Here’s to hoping Conner and Owen don’t punch lockers
So last night, the family and I rented the movie, “The Fighter”. I am not much of a boxing fan, but I really loved the movie. It was absolutely fantastic.
If you haven’t seen it, it traces the story of Mark Wahlberg and Christian Bale who play brothers who both box. Bale is significantly older, and after a bout with Sugar Ray Leonard descended into crack addiction. He spends the next 15 years in and out of prison. Along the way he has a son.
There is a particular scene in the movie that stood out to me. When Bale returns from jail he meets his brother in the gym locker room and his son is there too. Wahlberg breaks some tough news to Bale and then leaves. Bale responds to this by punching lockers.
And then it happens.
Bale’s son, who is only 3 or 4, starts punching lockers too.
Which brings me to my point. One of my greatest fears as a parent is that my bad habits and sins will manifest in my children. I see generational selfishness and manipulation, non-chalance and anger manifested in my life.
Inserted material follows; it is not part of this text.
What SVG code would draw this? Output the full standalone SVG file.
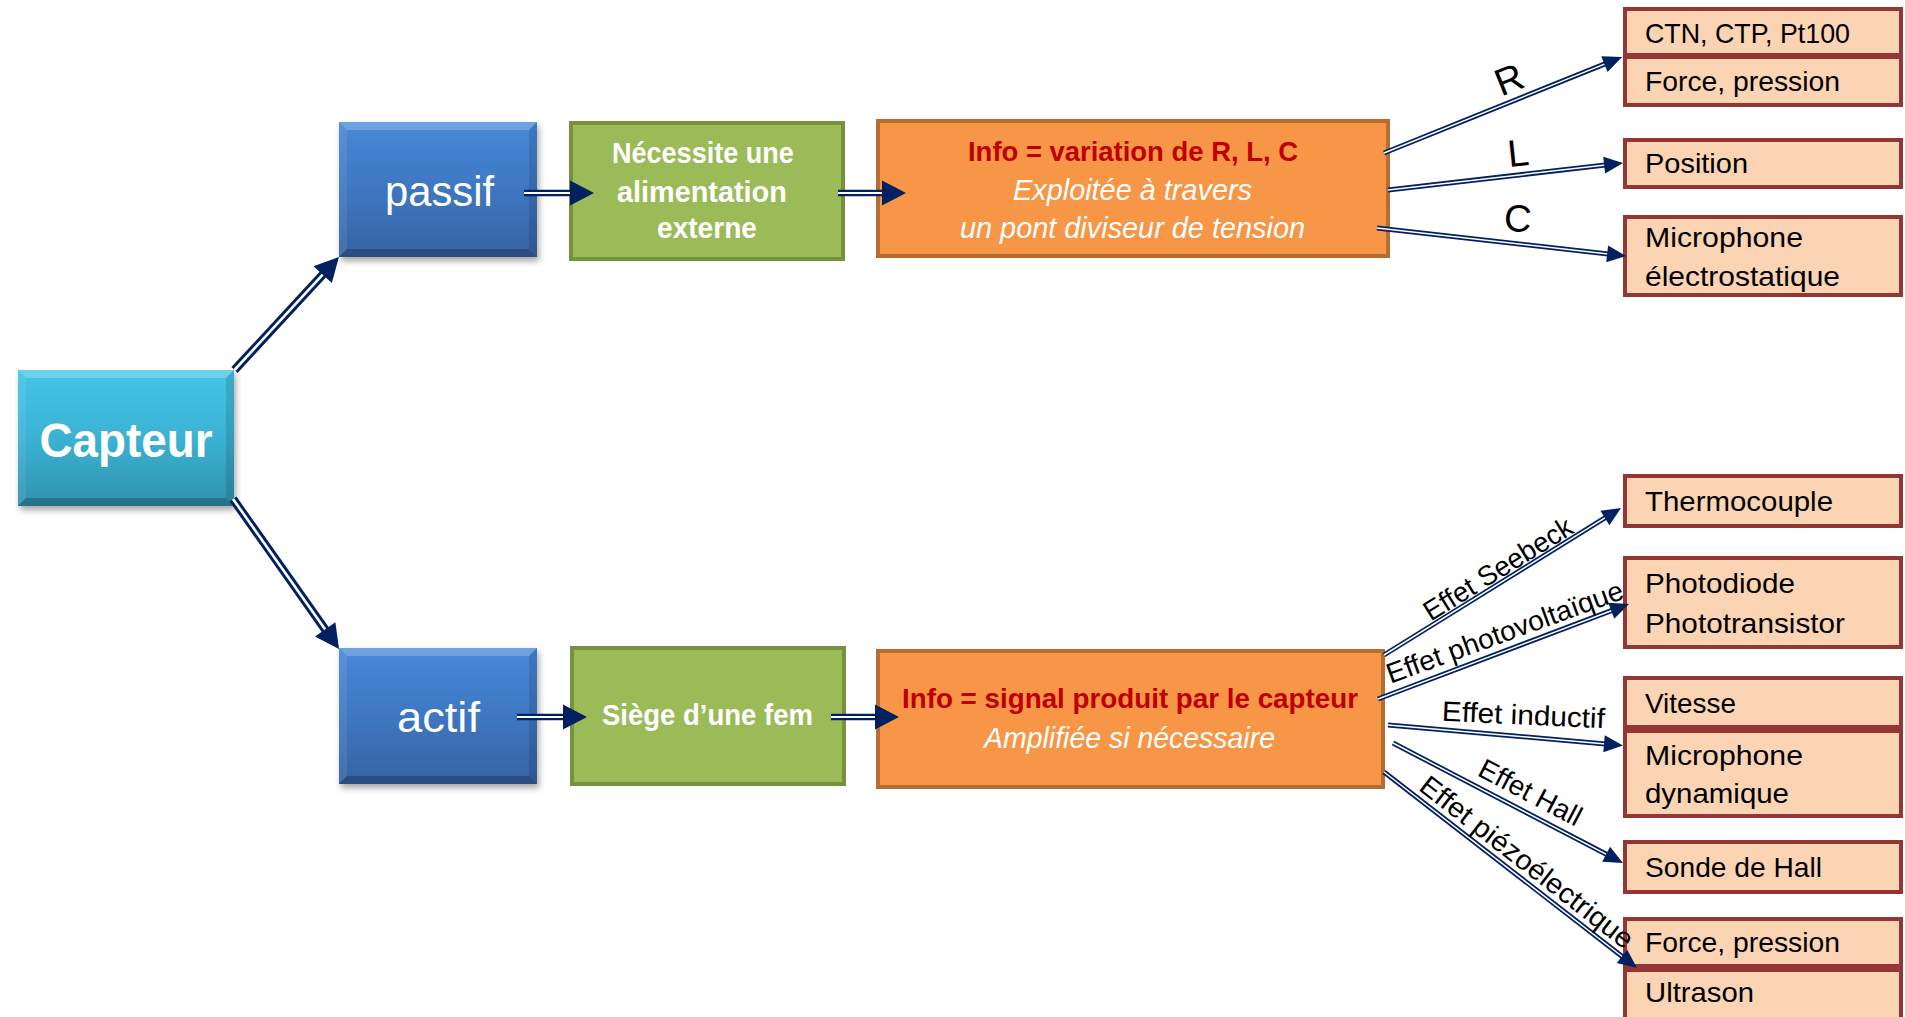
<svg xmlns="http://www.w3.org/2000/svg" width="1905" height="1017" viewBox="0 0 1905 1017">
<defs>
<style>
text{font-family:"Liberation Sans",Arial,sans-serif}
.w{fill:#fff}
.b{font-weight:bold}
.it{font-style:italic}
.red{fill:#C00000;font-weight:bold}
.itm{fill:#000;font-size:28px}
.lbl{fill:#000;font-size:28px}
.rlc{fill:#000;font-size:38px}
.grn{fill:#9BBB59;stroke:#76923C;stroke-width:4}
.org{fill:#F79646;stroke:#B66D31;stroke-width:4}
.pch{fill:#FBD4B4;stroke:#943634;stroke-width:4}
.hl{fill:#fff;opacity:.22}
.hl2{fill:#fff;opacity:.08}
.dk{fill:#000;opacity:.12}
.dk2{fill:#000;opacity:.22}
.ob{stroke:#002060;stroke-width:8.5;fill:none}
.ib{stroke:#fff;stroke-width:2.6;fill:none;marker-end:url(#hb)}
.oh{stroke:#002060;stroke-width:6.5;fill:none}
.ih{stroke:#fff;stroke-width:2;fill:none;marker-end:url(#hb)}
.os{stroke:#002060;stroke-width:5;fill:none}
.is{stroke:#fff;stroke-width:1.5;fill:none;marker-end:url(#hs)}
</style>
<linearGradient id="gc" x1="0" y1="0" x2="0" y2="1">
<stop offset="0" stop-color="#45C5E6"/><stop offset="0.5" stop-color="#3BB2D3"/><stop offset="1" stop-color="#2F92AD"/>
</linearGradient>
<linearGradient id="gb" x1="0" y1="0" x2="0" y2="1">
<stop offset="0" stop-color="#4789D9"/><stop offset="0.5" stop-color="#3E77C1"/><stop offset="1" stop-color="#3663A2"/>
</linearGradient>
<filter id="sh" x="-10%" y="-10%" width="130%" height="130%">
<feDropShadow dx="2" dy="4" stdDeviation="3" flood-color="#000" flood-opacity="0.35"/>
</filter>
<marker id="hb" markerUnits="userSpaceOnUse" orient="auto" refX="12" refY="0" markerWidth="30" markerHeight="30" overflow="visible">
<path d="M0,-12.5 L24,0 L0,12.5 Z" fill="#002060"/>
</marker>
<marker id="hs" markerUnits="userSpaceOnUse" orient="auto" refX="10" refY="0" markerWidth="24" markerHeight="24" overflow="visible">
<path d="M0,-8.5 L19,0 L0,8.5 Z" fill="#002060"/>
</marker>
</defs>
<rect width="1905" height="1017" fill="#fff"/>

<g id="capteur">
<rect x="18" y="370" width="216" height="136" fill="url(#gc)" filter="url(#sh)"/>
<polygon class="hl" points="18,370 234,370 226,378 26,378"/>
<polygon class="hl2" points="18,370 26,378 26,498 18,506"/>
<polygon class="dk" points="234,370 234,506 226,498 226,378"/>
<polygon class="dk2" points="18,506 234,506 226,498 26,498"/>
<text x="126" y="457" class="w b" font-size="48" text-anchor="middle" textLength="173" lengthAdjust="spacingAndGlyphs">Capteur</text>
</g>

<g id="passif">
<rect x="339" y="122" width="198" height="135" fill="url(#gb)" filter="url(#sh)"/>
<polygon class="hl" points="339,122 537,122 529,130 347,130"/>
<polygon class="hl2" points="339,122 347,130 347,249 339,257"/>
<polygon class="dk" points="537,122 537,257 529,249 529,130"/>
<polygon class="dk2" points="339,257 537,257 529,249 347,249"/>
<text x="439.5" y="206" class="w" font-size="43" text-anchor="middle" textLength="109" lengthAdjust="spacingAndGlyphs">passif</text>
</g>

<g id="actif">
<rect x="339" y="648" width="198" height="136" fill="url(#gb)" filter="url(#sh)"/>
<polygon class="hl" points="339,648 537,648 529,656 347,656"/>
<polygon class="hl2" points="339,648 347,656 347,776 339,784"/>
<polygon class="dk" points="537,648 537,784 529,776 529,656"/>
<polygon class="dk2" points="339,784 537,784 529,776 347,776"/>
<text x="438.5" y="732" class="w" font-size="43" text-anchor="middle" textLength="83" lengthAdjust="spacingAndGlyphs">actif</text>
</g>

<g id="alim">
<rect x="571" y="123" width="272" height="136" class="grn"/>
<text class="w b" font-size="29.5" text-anchor="middle">
<tspan x="707" y="163" textLength="182" lengthAdjust="spacingAndGlyphs">Nécessite une</tspan>
<tspan x="706" y="202" textLength="170" lengthAdjust="spacingAndGlyphs">alimentation</tspan>
<tspan x="707" y="238" textLength="100" lengthAdjust="spacingAndGlyphs">externe</tspan>
</text>
</g>

<g id="fem">
<rect x="572" y="648" width="272" height="136" class="grn"/>
<text x="707.5" y="725" class="w b" font-size="29.5" text-anchor="middle" textLength="211" lengthAdjust="spacingAndGlyphs">Siège d’une fem</text>
</g>

<g id="info-passif">
<rect x="878" y="121" width="510" height="135" class="org"/>
<text x="1133" y="161" class="red" font-size="28.5" text-anchor="middle" textLength="330" lengthAdjust="spacingAndGlyphs">Info = variation de R, L, C</text>
<text x="1132.5" y="200" class="w it" font-size="29" text-anchor="middle" textLength="239" lengthAdjust="spacingAndGlyphs">Exploitée à travers</text>
<text x="1132.5" y="238" class="w it" font-size="29" text-anchor="middle" textLength="345" lengthAdjust="spacingAndGlyphs">un pont diviseur de tension</text>
</g>

<g id="info-actif">
<rect x="878" y="651" width="505" height="136" class="org"/>
<text x="1130" y="708" class="red" font-size="28.5" text-anchor="middle" textLength="456" lengthAdjust="spacingAndGlyphs">Info = signal produit par le capteur</text>
<text x="1129.5" y="748" class="w it" font-size="29" text-anchor="middle" textLength="291" lengthAdjust="spacingAndGlyphs">Amplifiée si nécessaire</text>
</g>

<g id="ctn"><rect x="1625" y="9" width="276" height="46" class="pch"/><text x="1645" y="43" class="itm" textLength="205" lengthAdjust="spacingAndGlyphs">CTN, CTP, Pt100</text></g>
<g id="force1"><rect x="1625" y="57" width="276" height="48" class="pch"/><text x="1645" y="91" class="itm" textLength="195" lengthAdjust="spacingAndGlyphs">Force, pression</text></g>
<g id="position"><rect x="1625" y="140" width="276" height="47" class="pch"/><text x="1645" y="173" class="itm" textLength="103" lengthAdjust="spacingAndGlyphs">Position</text></g>
<g id="micro-elec"><rect x="1625" y="217" width="276" height="78" class="pch"/><text x="1645" y="247" class="itm" textLength="158" lengthAdjust="spacingAndGlyphs">Microphone</text><text x="1645" y="286" class="itm" textLength="195" lengthAdjust="spacingAndGlyphs">électrostatique</text></g>
<g id="thermo"><rect x="1625" y="476" width="276" height="50" class="pch"/><text x="1645" y="511" class="itm" textLength="188" lengthAdjust="spacingAndGlyphs">Thermocouple</text></g>
<g id="photo"><rect x="1625" y="558" width="276" height="89" class="pch"/><text x="1645" y="593" class="itm" textLength="150" lengthAdjust="spacingAndGlyphs">Photodiode</text><text x="1645" y="633" class="itm" textLength="200" lengthAdjust="spacingAndGlyphs">Phototransistor</text></g>
<g id="vitesse"><rect x="1625" y="678" width="276" height="49" class="pch"/><text x="1645" y="713" class="itm" textLength="91" lengthAdjust="spacingAndGlyphs">Vitesse</text></g>
<g id="micro-dyn"><rect x="1625" y="731" width="276" height="85" class="pch"/><text x="1645" y="765" class="itm" textLength="158" lengthAdjust="spacingAndGlyphs">Microphone</text><text x="1645" y="803" class="itm" textLength="144" lengthAdjust="spacingAndGlyphs">dynamique</text></g>
<g id="hall"><rect x="1625" y="842" width="276" height="50" class="pch"/><text x="1645" y="877" class="itm" textLength="177" lengthAdjust="spacingAndGlyphs">Sonde de Hall</text></g>
<g id="force2"><rect x="1625" y="919" width="276" height="47" class="pch"/><text x="1645" y="952" class="itm" textLength="195" lengthAdjust="spacingAndGlyphs">Force, pression</text></g>
<g id="ultrason"><rect x="1625" y="970" width="276" height="60" class="pch"/><text x="1645" y="1002" class="itm" textLength="109" lengthAdjust="spacingAndGlyphs">Ultrason</text></g>

<g id="connectors">
<line class="ob" x1="234.5" y1="370" x2="330.8" y2="265.8"/><line class="ib" x1="234.5" y1="370" x2="330.8" y2="265.8"/>
<line class="ob" x1="233" y1="499" x2="332.1" y2="639.2"/><line class="ib" x1="233" y1="499" x2="332.1" y2="639.2"/>
<line class="oh" x1="524" y1="193" x2="582" y2="193"/><line class="ih" x1="524" y1="193" x2="582" y2="193"/>
<line class="oh" x1="838" y1="193" x2="894" y2="193"/><line class="ih" x1="838" y1="193" x2="894" y2="193"/>
<line class="oh" x1="517" y1="717" x2="575" y2="717"/><line class="ih" x1="517" y1="717" x2="575" y2="717"/>
<line class="oh" x1="831" y1="717" x2="887" y2="717"/><line class="ih" x1="831" y1="717" x2="887" y2="717"/>

<line class="os" x1="1384" y1="153" x2="1613.7" y2="60.4"/><line class="is" x1="1384" y1="153" x2="1613.7" y2="60.4"/>
<line class="os" x1="1388" y1="190" x2="1614.1" y2="164"/><line class="is" x1="1388" y1="190" x2="1614.1" y2="164"/>
<line class="os" x1="1377" y1="228" x2="1617.1" y2="255"/><line class="is" x1="1377" y1="228" x2="1617.1" y2="255"/>
<line class="os" x1="1384" y1="655" x2="1613.4" y2="512.7"/><line class="is" x1="1384" y1="655" x2="1613.4" y2="512.7"/>
<line class="os" x1="1378" y1="699" x2="1620.6" y2="607.2"/><line class="is" x1="1378" y1="699" x2="1620.6" y2="607.2"/>
<line class="os" x1="1388" y1="725" x2="1614" y2="744.7"/><line class="is" x1="1388" y1="725" x2="1614" y2="744.7"/>
<line class="os" x1="1393" y1="743" x2="1615" y2="858.8"/><line class="is" x1="1393" y1="743" x2="1615" y2="858.8"/>
<line class="os" x1="1384" y1="772" x2="1629.9" y2="962.5"/><line class="is" x1="1384" y1="772" x2="1629.9" y2="962.5"/>

<text class="rlc" text-anchor="middle" transform="translate(1509,79) rotate(-22)" y="13.5">R</text>
<text class="rlc" text-anchor="middle" transform="translate(1518,152.5) rotate(-6)" y="13.5">L</text>
<text class="rlc" text-anchor="middle" transform="translate(1518,218) rotate(4)" y="13.5">C</text>
<text class="lbl" text-anchor="middle" transform="translate(1503,577) rotate(-31.8)" textLength="170" lengthAdjust="spacingAndGlyphs">Effet Seebeck</text>
<text class="lbl" text-anchor="middle" transform="translate(1508,641) rotate(-20)" textLength="250" lengthAdjust="spacingAndGlyphs">Effet photovoltaïque</text>
<text class="lbl" text-anchor="middle" transform="translate(1523,724.5) rotate(2.6)" textLength="163" lengthAdjust="spacingAndGlyphs">Effet inductif</text>
<text class="lbl" text-anchor="middle" transform="translate(1526,801) rotate(27.6)" textLength="112" lengthAdjust="spacingAndGlyphs">Effet Hall</text>
<text class="lbl" text-anchor="middle" transform="translate(1521,869.5) rotate(37.8)" textLength="262" lengthAdjust="spacingAndGlyphs">Effet piézoélectrique</text>
</g>
</svg>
As Conner grows into his own, I see it in him as well.
A few nights ago, he was up and playing when he should have been sleeping. I came into the room to talk to and discipline Conner. He knew he had done wrong. As soon as I walked in, he pointed to my shirt and started saying, “go Rays, daddy, homerun Rays!”. He knew that would make me happy and for a split second, it distracted me.
Again, as we were driving home, I was venting (read:yelling) in the car. I was terribly upset about something relatively insignificant, but boy was I venting. And in my anger I said something fairly inappropriate. Like a voice recorder, Conner piped up from the back seat and repeated what I had said.
He started punching lockers, like his daddy.
I am reminded of the terrifying idea in scripture that our sins are visited on our children, grandchildren and great grandchildren. And I am comforted by the fact that God’s covenant faithfulness extends to a thousand generations.
God, I need your faithfulness, because I sure don’t have any.